Is Brad DeLong Turning on Alan Greenspan?

Now here’s an interesting development in the Greenspan

Wars. Brad DeLong, Greenspan’s apologist-in-chief, spends

884 words essentially saying "well, it’s not Greenspan’s fault he’s

a political hack". Since Paul Krugman’s chief complaint about Greenspan

is that he (Greenspan) turned out to be a political hack, it seems that DeLong

and Krugman might not be quite as far apart on this issue as we thought.

DeLong first says that Krugman is asking a lot of a man who is, after all,

a Republican, and then constructs this astonishing imaginary dialogue between

Greenspan and James Baker, in the run-up to Greenspan’s nomination as Fed chairman:

Greenspan: Paul Volcker is a very good guy, but he regards

himself as a technocrat. He is not political, like you and I are.

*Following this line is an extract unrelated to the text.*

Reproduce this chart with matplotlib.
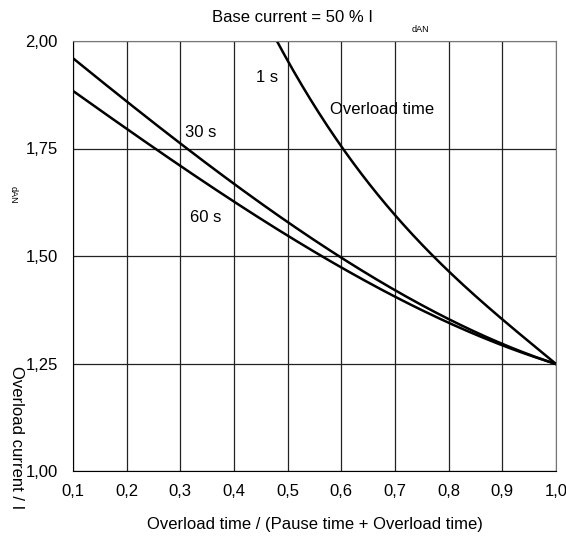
import matplotlib.pyplot as plt
import numpy as np

plt.rcParams['font.family'] = ['Liberation Sans', 'DejaVu Sans']

# values
x_1s = [0.48, 0.50, 0.55, 0.60, 0.65, 0.70, 0.80, 0.90, 1.00]
y_1s = [2.00, 1.955, 1.85, 1.75, 1.67, 1.60, 1.465, 1.35, 1.25]

x_30s = [0.1, 0.2, 0.3, 0.4, 0.5, 0.6, 0.7, 0.8, 0.9, 1.0]
y_30s = [1.96, 1.863, 1.754, 1.67, 1.58, 1.50, 1.42, 1.35, 1.295, 1.25]

x_60s = [0.1, 0.2, 0.3, 0.4, 0.5, 0.6, 0.7, 0.8, 0.9, 1.0]
y_60s = [1.886, 1.793, 1.708, 1.626, 1.553, 1.472, 1.405, 1.343, 1.292, 1.25]

xticks = [0.1, 0.2, 0.3, 0.4, 0.5, 0.6, 0.7, 0.8, 0.9, 1.0]
xticklabels = ['0,1', '0,2', '0,3', '0,4', '0,5', '0,6', '0,7', '0,8', '0,9', '1,0']
yticks = [1.00, 1.25, 1.50, 1.75, 2.00]
yticklabels = ['1,00', '1,25', '1,50', '1,75', '2,00']


def smooth(xs, ys):
    # cubic fit through the read points, drawn densely
    xx = np.linspace(xs[0], xs[-1], 200)
    c = np.polyfit(xs, ys, 3)
    return xx, np.polyval(c, xx)


fig = plt.figure(figsize=(5.66, 5.38), dpi=100)
ax = fig.add_axes([73/566, 1 - 471/538, (556-73)/566, (471-41)/538])

for xs, ys in [(x_1s, y_1s), (x_30s, y_30s), (x_60s, y_60s)]:
    xx, yy = smooth(xs, ys)
    ax.plot(xx, yy, color='black', lw=1.8)

ax.set_xlim(0.1, 1.0)
ax.set_ylim(1.0, 2.0)
ax.set_xticks(xticks)
ax.set_xticklabels(xticklabels)
ax.set_yticks(yticks)
ax.set_yticklabels(yticklabels)
ax.grid(True, color='#222222', lw=0.9)
ax.tick_params(length=0, labelsize=12)
ax.tick_params(axis='x', pad=9)
ax.tick_params(axis='y', pad=11)
for side in ['top', 'right']:
    ax.spines[side].set_color('#777777')
for side in ['left', 'bottom']:
    ax.spines[side].set_color('black')

ax.text(0.461, 1.914, '1 s', fontsize=12, ha='center', va='center')
ax.text(0.337, 1.788, '30 s', fontsize=12, ha='center', va='center')
ax.text(0.348, 1.59, '60 s', fontsize=12, ha='center', va='center')
ax.text(0.675, 1.84, 'Overload time', fontsize=12, ha='center', va='center')

fig.text(292/566, 1 - 18/538, 'Base current = 50 % I', fontsize=12, ha='center', va='center')
fig.text(420/566, 1 - 30/538, 'dAN', fontsize=6.5, ha='center', va='center')
fig.text(16/566, 1 - 438/538, 'Overload current / I', fontsize=12, rotation=-90,
         ha='center', va='center')
fig.text(13/566, 1 - 195/538, 'dAN', fontsize=6.5, rotation=-90, ha='center', va='center')

ax.set_xlabel('Overload time / (Pause time + Overload time)', fontsize=12, labelpad=13)

fig.savefig('out.png', dpi=100)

He does his technocratic job. Carter appointed him. Yet the fact that his

monetary policies cost Jimmy Carter reelection was simply not something that

entered Vocker’s mind…

Baker: Volcker says that he had no choice, that he had to

act in 1979-1980…

Greenspan: There is always a choice. It would be a shame

if it came around to 1991, and somebody who did not understand the political

realities like you and I do were sitting in the Fed chair. My old teacher

Arthur Burns always understood political realities…

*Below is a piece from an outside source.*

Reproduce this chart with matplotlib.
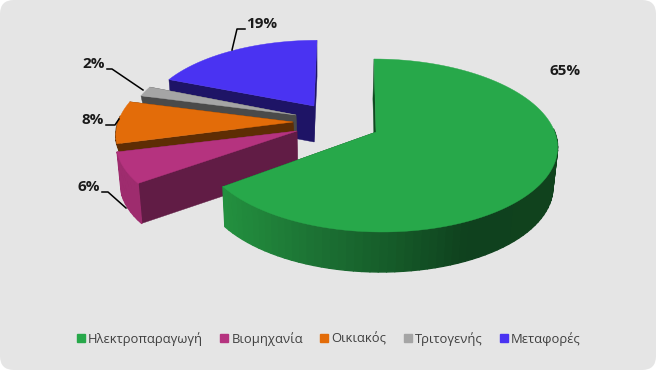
import numpy as np
from matplotlib import pyplot as plt
from matplotlib.lines import Line2D
from matplotlib.patches import FancyBboxPatch, Polygon
from matplotlib.colors import to_rgb

plt.rcParams['font.family'] = ['Open Sans', 'DejaVu Sans']

# data
labels = ['Ηλεκτροπαραγωγή', 'Βιομηχανία', 'Οικιακός', 'Τριτογενής', 'Μεταφορές']
values = [65, 6, 8, 2, 19]

# slice styles
top_colors = ['#27a84a', '#b5337f', '#e36c09', '#a5a5a5', '#4a33f2']
side_colors = ['#0f4a20', '#611c45', '#5e2d04', '#4a4a4a', '#1e1466']
wall_colors = ['#23903f', '#9e2c6e', '#5e2d04', '#4a4a4a', '#1e1466']

# where each exploded slice has its tip, and how its arc is sized and sheared
tip_x = [376, 297, 293, 296, 314]
tip_y = [132, 131, 122, 115, 106]
radius_x = [1.01, 1.02, 1.0, 0.95, 0.95]
radius_y = [1.0, 0.96, 1.0, 0.95, 0.9]
shift_x = [2, 0, 0, 0, 0]
shear_x = [-4, 0, 0, 0, 3]
# only the part of the depth that is not hidden by the slice in front
depths = [40, 40, 12, 17, 36]

# perspective of the pie
Rx = 175
Ry = 84.4
k = 0.156
vanish_x = 320
shrink = 0.98

# shading along the green outer wall
grad_x = [226, 330, 400, 470, 556]
grad_c = ['#23903f', '#1b6e32', '#155a28', '#0f411e', '#10421d']


def project(ang, i):
    u = np.sin(ang)
    v = np.cos(ang)
    w = 1 + k * v
    x = tip_x[i] + shift_x[i] + radius_x[i] * Rx * u / w + shear_x[i] * v
    y = tip_y[i] - radius_y[i] * Ry * v / w
    return x, y


def lower(x, y, d):
    return vanish_x + (np.asarray(x) - vanish_x) * shrink, np.asarray(y) + d


def wall_color(x):
    rgb = np.array([to_rgb(c) for c in grad_c])
    return [np.interp(x, grad_x, rgb[:, i]) for i in range(3)]


fig = plt.figure(figsize=(6.56, 3.70), dpi=100, facecolor='white')
ax = fig.add_axes([0, 0, 1, 1])
ax.set_xlim(0, 656)
ax.set_ylim(370, 0)
ax.axis('off')

ax.add_patch(FancyBboxPatch((12, 12), 632, 346, boxstyle='round,pad=12,rounding_size=14',
                            fc='#e5e5e5', ec='none', zorder=0))

# angles run clockwise from the top, slices are painted back to front
ends = np.cumsum(values) / sum(values) * 2 * np.pi
starts = np.concatenate([[0], ends[:-1]])
order = [4, 3, 2, 1, 0]

z = 1
for i in order:
    tx, ty = tip_x[i], tip_y[i]
    angs = np.linspace(starts[i], ends[i], max(int((ends[i] - starts[i]) * 25), 6))
    xs, ys = project(angs, i)
    bx, by = lower(xs, ys, depths[i])
    btx, bty = lower(tx, ty, depths[i])

    # cut faces
    for j in [-1, 0]:
        ax.add_patch(Polygon([(tx, ty), (xs[j], ys[j]), (bx[j], by[j]), (btx, bty)],
                             fc=side_colors[i], ec=side_colors[i], lw=0.3, zorder=z))
    # outer wall, only the part turned to the viewer
    for j in range(len(angs) - 1):
        if np.cos(angs[j]) > 0.05:
            continue
        if i == 0:
            c = wall_color(xs[j])
        else:
            c = wall_colors[i]
        ax.add_patch(Polygon([(xs[j], ys[j]), (xs[j + 1], ys[j + 1]), (bx[j + 1], by[j + 1]), (bx[j], by[j])],
                             fc=c, ec=c, lw=1.0, joinstyle='round', zorder=z))
    # top face
    ax.add_patch(Polygon(np.vstack([[tx, ty], np.column_stack([xs, ys])]),
                         fc=top_colors[i], ec=top_colors[i], lw=0.3, zorder=z))
    z += 1

# percentage labels with leader lines
label_xy = [(565, 71), (89, 187), (93, 120), (94, 64), (262, 24)]
leaders = [None,
           [(102, 192), (108, 192), (126, 208)],
           [(106, 125), (115, 125), (119, 119)],
           [(107, 69), (112, 69), (143, 90)],
           [(232, 50), (237, 29), (245, 29)]]
for i in range(len(values)):
    ax.text(label_xy[i][0], label_xy[i][1], '%d%%' % values[i], fontsize=11, fontweight='bold',
            color='#1a1a1a', ha='center', va='center', zorder=20)
    if leaders[i] is not None:
        ax.plot(*zip(*leaders[i]), color='black', lw=1.1, zorder=20)

handles = [Line2D([], [], ls='none', marker='s', ms=6, color=c) for c in top_colors]
ax.legend(handles, labels, ncol=5, loc='center', bbox_to_anchor=(328.5 / 656, 1 - 339 / 370),
          frameon=False, fontsize=9.4, labelcolor='#404040', handlelength=0.7, handletextpad=0.2,
          columnspacing=1.28, borderpad=0)

plt.savefig('out.png', dpi=100)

Baker: You make some interesting points. I think I understand


With friends like these, Greenspan hardly needs enemies: DeLong is essentially

admitting that Greenspan allowed party-political considerations to drive his

behavior during the Bush 43 administration. (Although he was either too principled

or too green to allow those considerations to drive his behavior during the

Bush 41 administration.)

For the record: yes, both DeLong and Krugman can reasonably be considered

to be political hacks are political partisans themselves. But as far

as I know, no one has ever proposed that either of them join the board of governors

of the Federal Reserve, let alone chair it. Economists are more than welcome

to be political hacks. Central bankers, no.